Panasonic PT-AE1000U 1080p Home Theater Projector Review
PT-AE1000U Projector Menus
The PT-AE1000U uses the same basic menu structure found on other recent Panasonic home theater projectors. There are four main menus, with the bulk of the “action” on two of them, the Picture menu, which controls almost everything relating to color handling, preset modes, and, brightness and contrast. In addition most of the dynamic controls – iris, Cinema Reality, etc. are located. Also found on the first Picture menu is the sharpness control, Memory Save, and access to the Advanced (Picture) menu.
One interesting feature is Panasonic’s Waveform monitor which I’ll touch on, in the Calibration section below.
If you select the Advanced Menu, there are separate Red, Green, and Blue controls for Contrast and Brightness. There are also separate controls for Gamma (High, Mid, and Low).

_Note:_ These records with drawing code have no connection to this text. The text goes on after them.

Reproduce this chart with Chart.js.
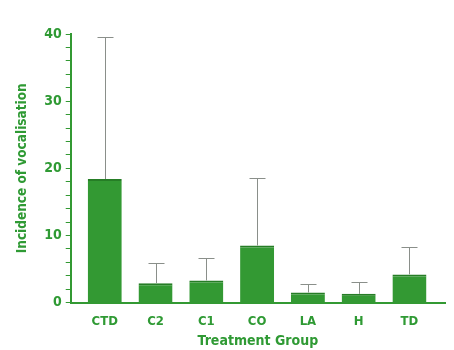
<!DOCTYPE html>
<html>
<head>
<meta charset="utf-8">
<script src="https://cdn.jsdelivr.net/npm/chart.js@4/dist/chart.umd.min.js"></script>
<style>
  html, body { margin: 0; padding: 0; background: #ffffff; }
  #wrap { width: 454px; height: 350px; }
</style>
</head>
<body>
<div id="wrap"><canvas id="c" width="454" height="350"></canvas></div>
<script>
// Treatment groups and mean incidence of vocalisation
const categories = ['CTD', 'C2', 'C1', 'CO', 'LA', 'H', 'TD'];
const means = [18.4, 2.9, 3.3, 8.5, 1.5, 1.3, 4.2];
// Upper error amounts drawn above each bar
const errorSizes = [21.1, 3.0, 3.3, 10.0, 1.3, 1.8, 4.1];
const yMin = 0;
const yMax = 40;
const yStep = 2;
const yLabelEvery = 10;

const GREEN = '#339933';
const TEXT_GREEN = '#2f9a34';
const FONT = '"DejaVu Sans Condensed", "DejaVu Sans", sans-serif';

const errorBarPlugin = {
  id: 'errorBars',
  afterDatasetsDraw(chart) {
    const ctx = chart.ctx;
    const xs = chart.scales.x;
    const ys = chart.scales.y;
    ctx.save();
    ctx.strokeStyle = '#8a8f8a';
    ctx.lineWidth = 1;
    means.forEach((m, i) => {
      const x = Math.round(xs.getPixelForValue(i)) + 0.5;
      const yBase = ys.getPixelForValue(m);
      const yTop = Math.round(ys.getPixelForValue(m + errorSizes[i])) + 0.5;
      ctx.beginPath();
      ctx.moveTo(x, yBase);
      ctx.lineTo(x, yTop);
      ctx.moveTo(x - 8, yTop);
      ctx.lineTo(x + 8, yTop);
      ctx.stroke();
    });
    ctx.restore();
  }
};

new Chart(document.getElementById('c'), {
  type: 'bar',
  data: {
    datasets: [{
      data: means.map((v, i) => ({ x: i, y: v })),
      backgroundColor: GREEN,
      borderColor: '#267d26',
      borderWidth: { top: 2, left: 0, right: 0, bottom: 0 },
      barPercentage: 1,
      categoryPercentage: 0.67
    }]
  },
  options: {
    responsive: false,
    animation: false,
    layout: { padding: { top: 34, right: 9, left: 14, bottom: 0 } },
    plugins: {
      legend: { display: false },
      tooltip: { enabled: false }
    },
    scales: {
      x: {
        type: 'linear',
        offset: false,
        min: -0.67,
        max: 6.7,
        grid: { display: true, drawOnChartArea: false, drawTicks: false },
        border: { display: true, color: GREEN, width: 2 },
        ticks: {
          stepSize: 1,
          includeBounds: false,
          autoSkip: false,
          maxRotation: 0,
          padding: 11,
          color: TEXT_GREEN,
          font: { family: FONT, size: 13, weight: 'bold' },
          callback: (v) => (Number.isInteger(v) && categories[v] !== undefined) ? categories[v] : ''
        },
        title: {
          display: true,
          text: 'Treatment Group',
          color: TEXT_GREEN,
          font: { family: FONT, size: 14, weight: 'bold' },
          padding: { top: -7, bottom: 0 }
        }
      },
      y: {
        min: yMin,
        max: yMax,
        grid: { display: true, drawOnChartArea: false, drawTicks: true, tickLength: 5, color: GREEN },
        border: { display: true, color: GREEN, width: 2 },
        ticks: {
          stepSize: yStep,
          autoSkip: false,
          padding: 4,
          color: TEXT_GREEN,
          font: { family: FONT, size: 14, weight: 'bold' },
          callback: (v) => (v % yLabelEvery === 0) ? v : ''
        },
        title: {
          display: true,
          text: 'Incidence of vocalisation',
          color: TEXT_GREEN,
          font: { family: FONT, size: 13.5, weight: 'bold' },
          padding: { top: 0, bottom: 10 }
        }
      }
    }
  },
  plugins: [errorBarPlugin]
});
</script>
</body>
</html>
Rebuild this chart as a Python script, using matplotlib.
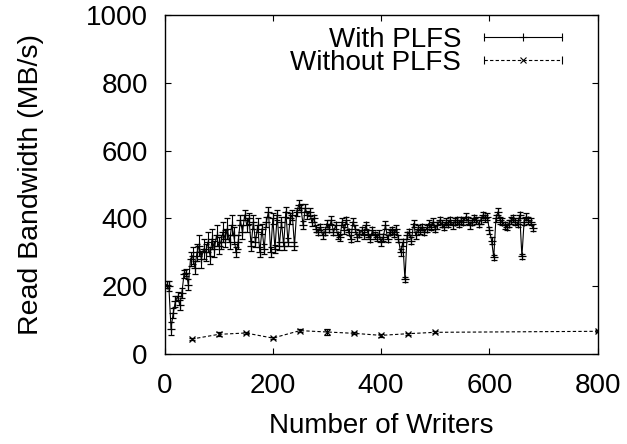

Also found on the Advanced menu is the Color Management setup, and two noise reduction features, one for general image noise, and the second for motion (MPEG) noise reduction. For my viewing I had Noise Reduction on, and MPEG noise reduction off.
Last on the menu is the Cinema Reality off/on option. Cinema Reality relates to support for 24 frame per second content. Normally you will want this on.
The Position Menu (not shown), allows you, among other things to choose from multiple aspect ratio settings, including 4:3, 16:9, as well as several “zoom” settings. You can also control vertical and horizontal positioning, although of greater interest is the vertical position, which, could allow you to eliminate letter-box bars at top and bottom, if you have a motorized screen and limit the drop. You can then only show the shape for Cinemascope (2.35:1) instead of 16:9. Then move the image up on the screen so the top of the actual content is even with the screen top, and the bottom of the movie even with the bottom. The end result – no letterbox. Whether many with such a screen will even bother, is a big question, but the Panasonic supports this, as do many other projectors, including all the Optoma home theater models.
The third menu- Language – allows you to choose your favorite language for the menus. (not shown).
The fourth menu is the Lens menu – which controls focus and zoom. When you select this you get a white background image filling the screen, with horizontal and vertical bars to help you get the best focus.
Lastly, is the Options menu. Most notable is the lamp power (Normal or low power – eco). Other options include those for the menus, including look and position, whether the projector when turned on, goes to the last input source, or searches through all inputs until it finds a live one. There is a sleep feature, for conserving lamp life. There is also a high altitude option (runs the fan faster), and the usual orientation (ceiling/floor/front/rear).
Overall, I really like the menu layout, especially in that you can see most of your controls on the main Picture menu. I still wonder, howeverwhy Panasonic and most other manufacturers refuse to put the lamp brightness mode on the Picture menu, with the other most heavily used features. Still, that’s hardly a real negative.